When smart people make clueless remarks about special needs


American Girl recently debuted Special Sparkle, a line of doll accessories. It includes a hearing aid, a wheelchair and an allergy-free lunch with a medical bracelet and EpiPen, as reported by Dodai Stewart on Jezebel.


A writer I've long admired, Dodai noted that these accessories could help kids with special needs feel included, and even "normalize" disability because they're on the same catalog page as everyday items like boots and a hairbrush. These objects, she said, could also help raise awareness about kids who need hearing aids and wheelchairs. Props, I thought. Even better, make dolls that come with this stuff. Y-e-s! But when she questioned the "ultra-customization," it touched a nerve.

"Does it put too much emphasis on the individual?" she mused. "Is it all connected to this new selfishness, the kind of parenting that insists every child is a special snowflake, worthy of praise for just existing?"

Huh?!! 

That doesn't describe this parent, or the many I know who have kids with special needs. If there's one thing I want for Max, it's for others to see him as NON-special. I'd like kids and adults to quit thinking of him as different. I ache for people to look past his disabilities and see the kid in there.

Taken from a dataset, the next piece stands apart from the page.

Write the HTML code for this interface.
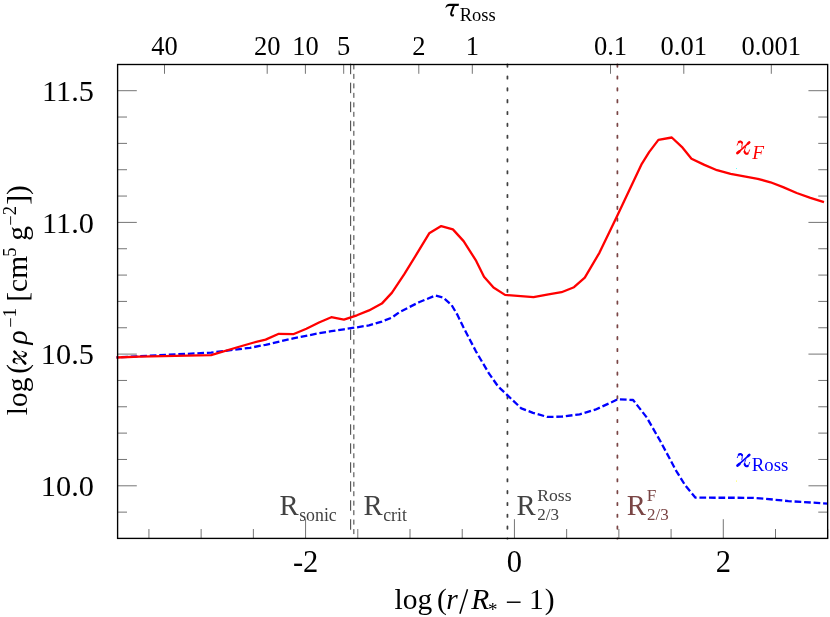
<!DOCTYPE html>
<html><head><meta charset="utf-8"><title>opacity plot</title>
<style>
html,body{margin:0;padding:0;background:#fff;}
body{width:830px;height:617px;overflow:hidden;font-family:"Liberation Serif",serif;}
svg{display:block;position:absolute;left:0;top:0;will-change:transform;}
text{font-family:"Liberation Serif",serif;}
.i{font-style:italic;}
</style></head><body>
<svg width="830" height="617" viewBox="0 0 830 617">
<rect x="0" y="0" width="830" height="617" fill="#fff"/>
<g stroke="#000" stroke-width="0.55" fill="none">
<line x1="117.6" y1="512.14" x2="127.0" y2="512.14"/>
<line x1="827.65" y1="512.14" x2="818.25" y2="512.14"/>
<line x1="117.6" y1="485.80" x2="136.79999999999998" y2="485.80"/>
<line x1="827.65" y1="485.80" x2="808.4499999999999" y2="485.80"/>
<line x1="117.6" y1="459.46" x2="127.0" y2="459.46"/>
<line x1="827.65" y1="459.46" x2="818.25" y2="459.46"/>
<line x1="117.6" y1="433.12" x2="127.0" y2="433.12"/>
<line x1="827.65" y1="433.12" x2="818.25" y2="433.12"/>
<line x1="117.6" y1="406.78" x2="127.0" y2="406.78"/>
<line x1="827.65" y1="406.78" x2="818.25" y2="406.78"/>
<line x1="117.6" y1="380.44" x2="127.0" y2="380.44"/>
<line x1="827.65" y1="380.44" x2="818.25" y2="380.44"/>
<line x1="117.6" y1="354.10" x2="136.79999999999998" y2="354.10"/>
<line x1="827.65" y1="354.10" x2="808.4499999999999" y2="354.10"/>
<line x1="117.6" y1="327.76" x2="127.0" y2="327.76"/>
<line x1="827.65" y1="327.76" x2="818.25" y2="327.76"/>
<line x1="117.6" y1="301.42" x2="127.0" y2="301.42"/>
<line x1="827.65" y1="301.42" x2="818.25" y2="301.42"/>
<line x1="117.6" y1="275.08" x2="127.0" y2="275.08"/>
<line x1="827.65" y1="275.08" x2="818.25" y2="275.08"/>
<line x1="117.6" y1="248.74" x2="127.0" y2="248.74"/>
<line x1="827.65" y1="248.74" x2="818.25" y2="248.74"/>
<line x1="117.6" y1="222.40" x2="136.79999999999998" y2="222.40"/>
<line x1="827.65" y1="222.40" x2="808.4499999999999" y2="222.40"/>
<line x1="117.6" y1="196.06" x2="127.0" y2="196.06"/>
<line x1="827.65" y1="196.06" x2="818.25" y2="196.06"/>
<line x1="117.6" y1="169.72" x2="127.0" y2="169.72"/>
<line x1="827.65" y1="169.72" x2="818.25" y2="169.72"/>
<line x1="117.6" y1="143.38" x2="127.0" y2="143.38"/>
<line x1="827.65" y1="143.38" x2="818.25" y2="143.38"/>
<line x1="117.6" y1="117.04" x2="127.0" y2="117.04"/>
<line x1="827.65" y1="117.04" x2="818.25" y2="117.04"/>
<line x1="117.6" y1="90.70" x2="136.79999999999998" y2="90.70"/>
<line x1="827.65" y1="90.70" x2="808.4499999999999" y2="90.70"/>
<line x1="148.93" y1="538.4" x2="148.93" y2="529.0"/>
<line x1="201.14" y1="538.4" x2="201.14" y2="529.0"/>
<line x1="253.36" y1="538.4" x2="253.36" y2="529.0"/>
<line x1="305.57" y1="538.4" x2="305.57" y2="519.1999999999999"/>
<line x1="357.79" y1="538.4" x2="357.79" y2="529.0"/>
<line x1="410.00" y1="538.4" x2="410.00" y2="529.0"/>
<line x1="462.22" y1="538.4" x2="462.22" y2="529.0"/>
<line x1="514.43" y1="538.4" x2="514.43" y2="519.1999999999999"/>
<line x1="566.65" y1="538.4" x2="566.65" y2="529.0"/>
<line x1="618.86" y1="538.4" x2="618.86" y2="529.0"/>
<line x1="671.08" y1="538.4" x2="671.08" y2="529.0"/>
<line x1="723.29" y1="538.4" x2="723.29" y2="519.1999999999999"/>
<line x1="775.51" y1="538.4" x2="775.51" y2="529.0"/>
<line x1="827.72" y1="538.4" x2="827.72" y2="529.0"/>
<line x1="164.5" y1="64.5" x2="164.5" y2="73.8"/>
<line x1="267.2" y1="64.5" x2="267.2" y2="73.8"/>
<line x1="305.4" y1="64.5" x2="305.4" y2="73.8"/>
<line x1="343.7" y1="64.5" x2="343.7" y2="73.8"/>
<line x1="418.8" y1="64.5" x2="418.8" y2="73.8"/>
<line x1="472.3" y1="64.5" x2="472.3" y2="73.8"/>
<line x1="610.5" y1="64.5" x2="610.5" y2="73.8"/>
<line x1="683.8" y1="64.5" x2="683.8" y2="73.8"/>
<line x1="771.3" y1="64.5" x2="771.3" y2="73.8"/>
</g>
<line x1="350.65" y1="63.7" x2="350.65" y2="538.4" stroke="#3c3c3c" stroke-width="1" stroke-dasharray="10.5 8.48"/>
<line x1="353.85" y1="64.4" x2="353.85" y2="538.4" stroke="#3c3c3c" stroke-width="1" stroke-dasharray="5 4.484"/>
<line x1="507.44" y1="64.45" x2="507.44" y2="538.7" stroke="#404040" stroke-width="1.75" stroke-dasharray="2.4 9.446" stroke-linecap="round"/>
<line x1="617.4" y1="64.45" x2="617.4" y2="538.7" stroke="#7a4545" stroke-width="1.75" stroke-dasharray="2.4 9.446" stroke-linecap="round"/>
<polyline points="116.5,357.4 211.1,352.6 250.0,347.8 265.6,344.8 293.2,338.4 319.0,333.2 331.3,331.2 343.9,329.3 356.9,327.3 369.0,325.4 381.8,321.6 391.9,317.6 399.4,312.1 418.9,302.3 435.4,295.5 443.2,297.5 451.6,305.0 457.6,315.2 463.3,327.0 475.9,351.3 488.9,373.4 498.0,386.3 507.6,395.4 521.3,408.4 533.0,412.8 547.2,416.9 561.5,416.7 579.7,414.3 595.2,409.7 609.5,403.2 617.7,399.3 633.1,400.0 646.7,417.4 660.4,441.3 676.2,470.8 685.3,485.5 695.5,497.7 752.3,497.8 765.0,498.7 788.4,501.1 828.0,503.6" fill="none" stroke="#0000ff" stroke-width="2.3" stroke-dasharray="6.7 2.83" stroke-dashoffset="4.8" stroke-linejoin="round"/>
<polyline points="116.5,357.5 139.2,356.7 211.1,355.1 238.3,347.0 253.9,342.5 265.6,339.6 278.8,333.8 293.2,334.2 306.4,328.7 319.0,322.5 331.3,317.2 343.9,319.6 356.9,315.3 369.0,310.4 381.8,303.6 391.8,292.9 404.3,274.2 416.9,253.7 429.2,233.3 441.2,226.1 452.9,229.4 463.6,241.1 476.2,260.9 484.0,276.7 493.5,287.5 505.0,294.9 533.5,297.2 548.5,294.3 561.5,292.2 574.0,287.2 584.8,277.7 599.4,252.8 616.9,216.4 630.1,188.6 641.8,163.8 649.1,152.1 658.4,139.9 671.8,137.5 682.6,147.7 691.5,158.7 704.4,164.9 717.0,170.2 730.6,173.9 744.2,176.4 757.8,178.8 770.5,182.3 783.1,187.1 796.7,193.0 810.4,197.8 824.0,202.1" fill="none" stroke="#ff0000" stroke-width="2.3" stroke-linejoin="round" stroke-linecap="butt"/>
<rect x="117.6" y="64.5" width="710.05" height="473.90" fill="none" stroke="#000" stroke-width="1.35"/>
<text x="93.9" y="100.9" font-size="30.3" text-anchor="end">11.5</text>
<text x="93.9" y="232.6" font-size="30.3" text-anchor="end">11.0</text>
<text x="93.9" y="364.3" font-size="30.3" text-anchor="end">10.5</text>
<text x="93.9" y="496.0" font-size="30.3" text-anchor="end">10.0</text>
<text x="305.6" y="571.8" font-size="30.5" text-anchor="middle">-2</text>
<text x="514.4" y="571.8" font-size="30.5" text-anchor="middle">0</text>
<text x="723.3" y="571.8" font-size="30.5" text-anchor="middle">2</text>
<text x="164.5" y="55.3" font-size="26.5" text-anchor="middle">40</text>
<text x="267.2" y="55.3" font-size="26.5" text-anchor="middle">20</text>
<text x="305.4" y="55.3" font-size="26.5" text-anchor="middle">10</text>
<text x="343.7" y="55.3" font-size="26.5" text-anchor="middle">5</text>
<text x="418.8" y="55.3" font-size="26.5" text-anchor="middle">2</text>
<text x="472.3" y="55.3" font-size="26.5" text-anchor="middle">1</text>
<text x="610.5" y="55.3" font-size="26.5" text-anchor="middle">0.1</text>
<text x="683.8" y="55.3" font-size="26.5" text-anchor="middle">0.01</text>
<text x="771.3" y="55.3" font-size="26.5" text-anchor="middle">0.001</text>
<path d="M445.4,7.8 C446.0,5.3 447.3,3.8 449.8,3.8 L459.0,3.8 L458.6,5.9 L449.6,5.9 C447.6,5.9 446.6,6.8 445.8,8.0 Z" fill="#000"/>
<path d="M454.0,5.5 C452.8,8.5 451.2,11.5 451.1,13.6 C451.0,15.6 452.6,15.9 453.0,15.2" fill="none" stroke="#000" stroke-width="2.0" stroke-linecap="round"/>
<text x="459.7" y="20.9" font-size="18.5">Ross</text>
<text x="394.6" y="608.9" font-size="29.5">log</text>
<text x="436.9" y="608.9" font-size="29.5">(</text>
<text x="446.2" y="608.9" font-size="29.5" class="i">r</text>
<line x1="459.9" y1="613.7" x2="467.5" y2="589.2" stroke="#000" stroke-width="1.5"/>
<text x="471.2" y="608.9" font-size="29.5" class="i">R</text>
<text x="487.9" y="616.3" font-size="19">*</text>
<text x="505.4" y="611.8" font-size="29.5">−</text>
<text x="529.1" y="608.9" font-size="29.5">1</text>
<text x="544.8" y="608.9" font-size="29.5">)</text>
<g transform="translate(27,414.7) rotate(-90)">
<text x="-0.6" y="0" font-size="29.5">log</text>
<text x="41.0" y="0" font-size="29.5">(</text>
<g transform="translate(50.3,-0.3)" stroke="#000" fill="none" stroke-linecap="round" stroke-linejoin="round"><path d="M0.9,-1.5 L12.8,-12.3" stroke-width="1.6"/><path d="M0.95,-1.55 L2.8,-3.2" stroke-width="2.7"/><path d="M11.4,-10.9 L12.75,-12.25" stroke-width="2.5"/><path d="M0.7,-9.5 C1.2,-11.6 2.4,-13.0 3.6,-13.2 C5.0,-13.4 5.9,-12.3 5.75,-10.6 C5.65,-9.3 5.4,-8.2 5.2,-7.2" stroke-width="0.9"/><path d="M2.3,-12.5 C3.2,-13.4 4.6,-13.3 5.4,-12.0" stroke-width="2.2"/><path d="M9.1,-7.4 C8.2,-5.5 7.7,-3.6 8.0,-2.4 C8.4,-0.9 9.6,-0.4 10.6,-0.7 C11.8,-1.1 12.6,-3.0 13.05,-4.7" stroke-width="0.9"/><path d="M8.1,-2.9 C8.5,-1.0 10.0,-0.5 11.1,-1.1" stroke-width="2.2"/></g>
<text x="70.3" y="0" font-size="29.5" class="i">ρ</text>
<text x="87" y="-9.9" font-size="18.5">−</text>
<text x="97.4" y="-11.1" font-size="18.5">1</text>
<text x="113" y="0" font-size="29.5">[cm</text>
<text x="157.9" y="-11.1" font-size="18.5">5</text>
<text x="174" y="0" font-size="29.5">g</text>
<text x="189" y="-9.9" font-size="18.5">−</text>
<text x="199.4" y="-11.1" font-size="18.5">2</text>
<text x="210" y="0" font-size="29.5">])</text>
</g>
<text x="279.6" y="514.9" font-size="28.7" fill="#424242">R</text>
<text x="299.2" y="520.7" font-size="17.8" fill="#424242">sonic</text>
<text x="363.6" y="514.9" font-size="28.7" fill="#424242">R</text>
<text x="383.2" y="520.7" font-size="17.8" fill="#424242">crit</text>
<text x="516.4" y="514.9" font-size="28.7" fill="#424242">R</text>
<text x="537.3" y="501.2" font-size="17.6" fill="#424242">Ross</text>
<text x="537.3" y="520.4" font-size="17" fill="#424242">2/3</text>
<text x="626.8" y="514.9" font-size="28.7" fill="#7a4545">R</text>
<text x="646.8" y="501.2" font-size="17.3" fill="#7a4545">F</text>
<text x="647.0" y="520.4" font-size="17" fill="#7a4545">2/3</text>
<g transform="translate(736.5,154.6)" stroke="#ff0000" fill="none" stroke-linecap="round" stroke-linejoin="round"><path d="M0.9,-1.5 L12.8,-12.3" stroke-width="1.6"/><path d="M0.95,-1.55 L2.8,-3.2" stroke-width="2.7"/><path d="M11.4,-10.9 L12.75,-12.25" stroke-width="2.5"/><path d="M0.7,-9.5 C1.2,-11.6 2.4,-13.0 3.6,-13.2 C5.0,-13.4 5.9,-12.3 5.75,-10.6 C5.65,-9.3 5.4,-8.2 5.2,-7.2" stroke-width="0.9"/><path d="M2.3,-12.5 C3.2,-13.4 4.6,-13.3 5.4,-12.0" stroke-width="2.2"/><path d="M9.1,-7.4 C8.2,-5.5 7.7,-3.6 8.0,-2.4 C8.4,-0.9 9.6,-0.4 10.6,-0.7 C11.8,-1.1 12.6,-3.0 13.05,-4.7" stroke-width="0.9"/><path d="M8.1,-2.9 C8.5,-1.0 10.0,-0.5 11.1,-1.1" stroke-width="2.2"/></g>
<text x="752.3" y="158.9" font-size="19.3" class="i" fill="#ff0000">F</text>
<g transform="translate(736.6,467.1)" stroke="#0000ff" fill="none" stroke-linecap="round" stroke-linejoin="round"><path d="M0.9,-1.5 L12.8,-12.3" stroke-width="1.6"/><path d="M0.95,-1.55 L2.8,-3.2" stroke-width="2.7"/><path d="M11.4,-10.9 L12.75,-12.25" stroke-width="2.5"/><path d="M0.7,-9.5 C1.2,-11.6 2.4,-13.0 3.6,-13.2 C5.0,-13.4 5.9,-12.3 5.75,-10.6 C5.65,-9.3 5.4,-8.2 5.2,-7.2" stroke-width="0.9"/><path d="M2.3,-12.5 C3.2,-13.4 4.6,-13.3 5.4,-12.0" stroke-width="2.2"/><path d="M9.1,-7.4 C8.2,-5.5 7.7,-3.6 8.0,-2.4 C8.4,-0.9 9.6,-0.4 10.6,-0.7 C11.8,-1.1 12.6,-3.0 13.05,-4.7" stroke-width="0.9"/><path d="M8.1,-2.9 C8.5,-1.0 10.0,-0.5 11.1,-1.1" stroke-width="2.2"/></g>
<text x="751.8" y="470.6" font-size="18.8" fill="#0000ff">Ross</text>
<rect x="736" y="168" width="1" height="1" fill="#66ffff"/>
<rect x="736" y="480.5" width="1" height="1.2" fill="#ffff66"/>
</svg></body></html>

It's not that doll accessories are going to change how the world perceives kids with special needs (as if), but they couldn't hurt and they might help. And I sure could use any help I can get because many parents don't seem to speak with their kids about how to treat those with special needs.  

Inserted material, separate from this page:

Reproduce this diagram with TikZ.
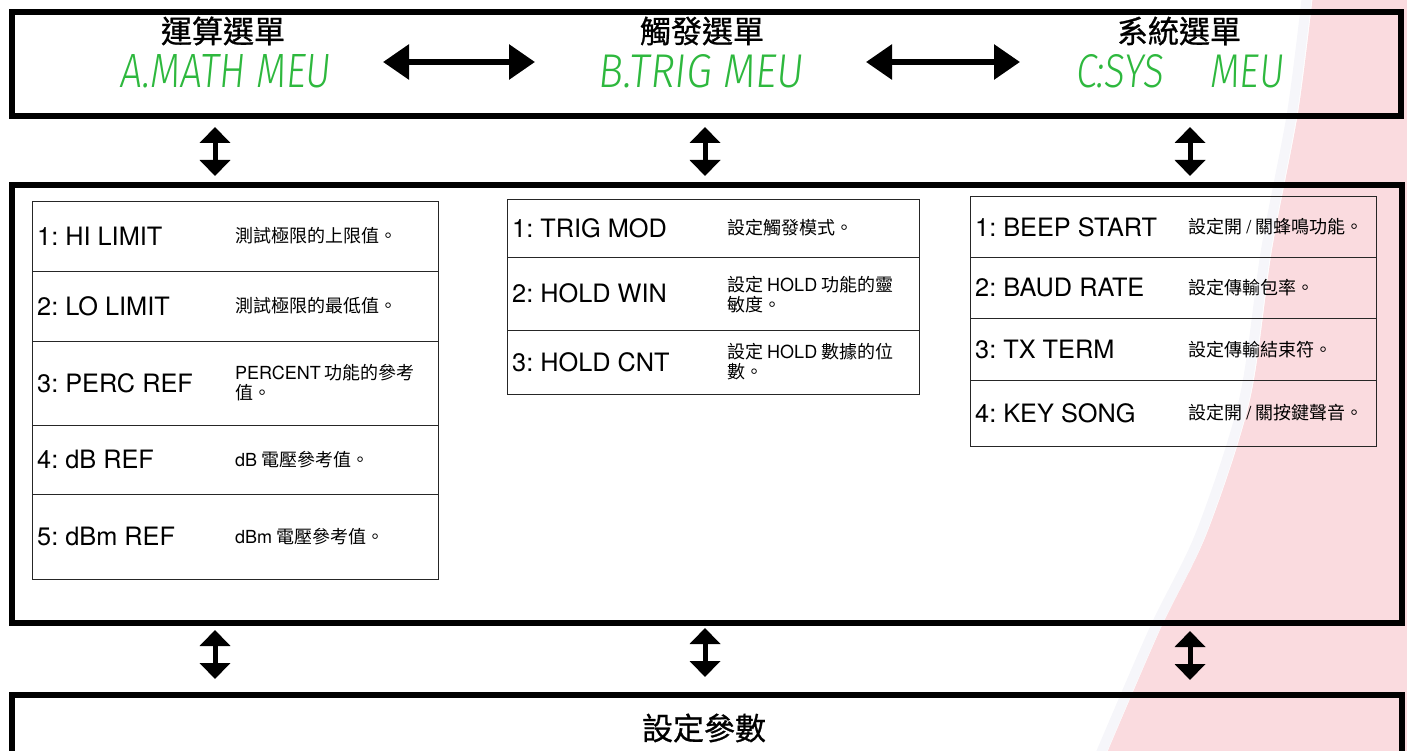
\documentclass[tikz,border=0pt]{standalone}
\usepackage{fontspec}
\usepackage{graphicx}
\usetikzlibrary{arrows.meta}
\setmainfont{TeX Gyre Heros}
\newfontfamily\cjk{Noto Sans CJK TC}
\newfontfamily\cjkttl{Noto Sans CJK TC}[FakeBold=0.8]
\newfontfamily\heros{TeX Gyre Heros}
\newfontfamily\lcd{Fira Sans Light}[FakeSlant=0.12]
\definecolor{lcdgreen}{RGB}{46,184,62}
\definecolor{wmpink}{RGB}{250,219,223}
\definecolor{wmband}{RGB}{246,246,250}
\frenchspacing
\begin{document}
\begin{tikzpicture}[x=1pt,y=-1pt,
  bigframe/.style={draw=black, line width=6pt, anchor=north west, inner sep=0pt},
  cell/.style={draw=black!85, line width=1.4pt, anchor=north west, inner sep=0pt},
  itemtxt/.style={anchor=west, inner sep=0pt, font=\heros\frenchspacing\fontsize{25.3}{30}\selectfont},
  desctxt/.style={anchor=west, inner sep=0pt, align=left, font=\cjk\fontsize{18}{20}\selectfont},
  ttl/.style={inner sep=0pt, font=\cjkttl\fontsize{31}{34}\selectfont},
  lcdtext/.style={inner sep=0pt, text=lcdgreen},
  harr/.style={line width=6pt, {Triangle[length=26pt,width=34pt]}-{Triangle[length=26pt,width=34pt]}},
  varr/.style={line width=5pt, {Triangle[length=16pt,width=30pt]}-{Triangle[length=16pt,width=30pt]}},
]
\useasboundingbox (0,0) rectangle (1407,751);

% watermark background
\draw[wmband, line width=10pt, xshift=-6pt] plot[smooth] coordinates {(1313,-5) (1298,113) (1272,250) (1250,400) (1207,533) (1160,630) (1104,760)};
\fill[wmpink] (1407,-5) -- plot[smooth] coordinates {(1313,-5) (1298,113) (1272,250) (1250,400) (1207,533) (1160,630) (1104,760)} -- (1407,760) -- cycle;

% big frames
\node[bigframe, minimum width=1389pt, minimum height=104pt] (topbox) at (9,9) {};
\node[bigframe, minimum width=1390pt, minimum height=438pt] (midbox) at (9,182) {};
\node[bigframe, minimum width=1390pt, minimum height=120pt] (botbox) at (9,692) {};

% titles
\node[ttl] (t1) at (223,31) {運算選單};
\node[ttl] (t2) at (702,31) {觸發選單};
\node[ttl] (t3) at (1179,31) {系統選單};
\node[lcdtext] (l1) at (225,71.5) {\resizebox{210pt}{33pt}{\lcd A.MATH MEU}};
\node[lcdtext] (l2) at (700.5,71.5) {\resizebox{205pt}{33pt}{\lcd B.TRIG MEU}};
\node[lcdtext] (l3) at (1179,71.5) {\resizebox{208pt}{33pt}{\lcd C:SYS\hspace{1.2em}MEU}};
\node[ttl] (t4) at (704,728) {設定參數};

% horizontal arrows
\coordinate (h1a) at (383,62); \coordinate (h1b) at (535,62);
\coordinate (h2a) at (866,62); \coordinate (h2b) at (1020,62);
\draw[harr] (h1a) -- (h1b);
\draw[harr] (h2a) -- (h2b);

% vertical arrows
\coordinate (v1a) at (215,127); \coordinate (v1b) at (215,176);
\coordinate (v2a) at (705,127); \coordinate (v2b) at (705,176);
\coordinate (v3a) at (1190,127); \coordinate (v3b) at (1190,176);
\coordinate (w1a) at (215,630); \coordinate (w1b) at (215,679);
\coordinate (w2a) at (705,628); \coordinate (w2b) at (705,677);
\coordinate (w3a) at (1190,631); \coordinate (w3b) at (1190,680);
\draw[varr] (v1a) -- (v1b);
\draw[varr] (v2a) -- (v2b);
\draw[varr] (v3a) -- (v3b);
\draw[varr] (w1a) -- (w1b);
\draw[varr] (w2a) -- (w2b);
\draw[varr] (w3a) -- (w3b);

% left table
\node[cell, minimum width=406pt, minimum height=70pt] (a1) at (32,201) {};
\node[cell, minimum width=406pt, minimum height=70pt] (a2) at (32,271) {};
\node[cell, minimum width=406pt, minimum height=84pt] (a3) at (32,341) {};
\node[cell, minimum width=406pt, minimum height=69pt] (a4) at (32,425) {};
\node[cell, minimum width=406pt, minimum height=85pt] (a5) at (32,494) {};
\node[itemtxt] (a1i) at (37,236) {1: HI LIMIT};
\node[itemtxt] (a2i) at (37,306) {2: LO LIMIT};
\node[itemtxt] (a3i) at (37,383) {3: PERC REF};
\node[itemtxt] (a4i) at (37,459.5) {4: dB REF};
\node[itemtxt] (a5i) at (37,536.5) {5: dBm REF};
\node[desctxt] (a1d) at (235,236) {測試極限的上限值。};
\node[desctxt] (a2d) at (235,306) {測試極限的最低值。};
\node[desctxt] (a3d) at (235,383) {{\heros PERCENT} 功能的參考\\值。};
\node[desctxt] (a4d) at (235,459.5) {{\heros dB} 電壓參考值。};
\node[desctxt] (a5d) at (235,536.5) {{\heros dBm} 電壓參考值。};

% middle table
\node[cell, minimum width=412pt, minimum height=58pt] (b1) at (507,199) {};
\node[cell, minimum width=412pt, minimum height=73pt] (b2) at (507,257) {};
\node[cell, minimum width=412pt, minimum height=64pt] (b3) at (507,330) {};
\node[itemtxt] (b1i) at (512,228) {1: TRIG MOD};
\node[itemtxt] (b2i) at (512,293.5) {2: HOLD WIN};
\node[itemtxt] (b3i) at (512,362) {3: HOLD CNT};
\node[desctxt] (b1d) at (727,228) {設定觸發模式。};
\node[desctxt] (b2d) at (727,294.5) {設定 {\heros HOLD} 功能的靈\\敏度。};
\node[desctxt] (b3d) at (727,362) {設定 {\heros HOLD} 數據的位\\數。};

% right table
\node[cell, minimum width=406pt, minimum height=61pt] (c1) at (970,196) {};
\node[cell, minimum width=406pt, minimum height=61pt] (c2) at (970,257) {};
\node[cell, minimum width=406pt, minimum height=62pt] (c3) at (970,318) {};
\node[cell, minimum width=406pt, minimum height=66pt] (c4) at (970,380) {};
\node[itemtxt] (c1i) at (975,227) {1: BEEP START};
\node[itemtxt] (c2i) at (975,288) {2: BAUD RATE};
\node[itemtxt] (c3i) at (975,349.5) {3: TX TERM};
\node[itemtxt] (c4i) at (975,413) {4: KEY SONG};
\node[desctxt] (c1d) at (1188,227) {設定開 {\heros /} 關蜂鳴功能。};
\node[desctxt] (c2d) at (1188,288) {設定傳輸包率。};
\node[desctxt] (c3d) at (1188,349.5) {設定傳輸結束符。};
\node[desctxt] (c4d) at (1188,413) {設定開 {\heros /} 關按鍵聲音。};
\end{tikzpicture}
\end{document}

He's just a boy, I sometimes feel like shouting. Stop staring at him like he's an alien. Just talk to him. Play with him.

Oh, and to be sure, I do think my kid is a "special snowflake." Countless others think their children are, too. They're called "parents." That's our jobs. If we're not our kids' publicists, who's gonna be—Leslie Sloane? As moms to kids with special needs, it becomes our mission to get others to see how much they rock, the opposite of what Dodai calls "selfishness." Otherwise, our "special snowflakes" would fade away.

So when companies include our kids in some way—and it's rare, despite recent ads featuring children with disabilities—I'm thrilled, as I'm sure many special needs parents are. Let's not over-think what's going on here. Sure, Special Sparkle is part (or all) marketing ploy. But I see no bad...other than the fact that American Girl is charging 38 bucks for a doll wheelchair.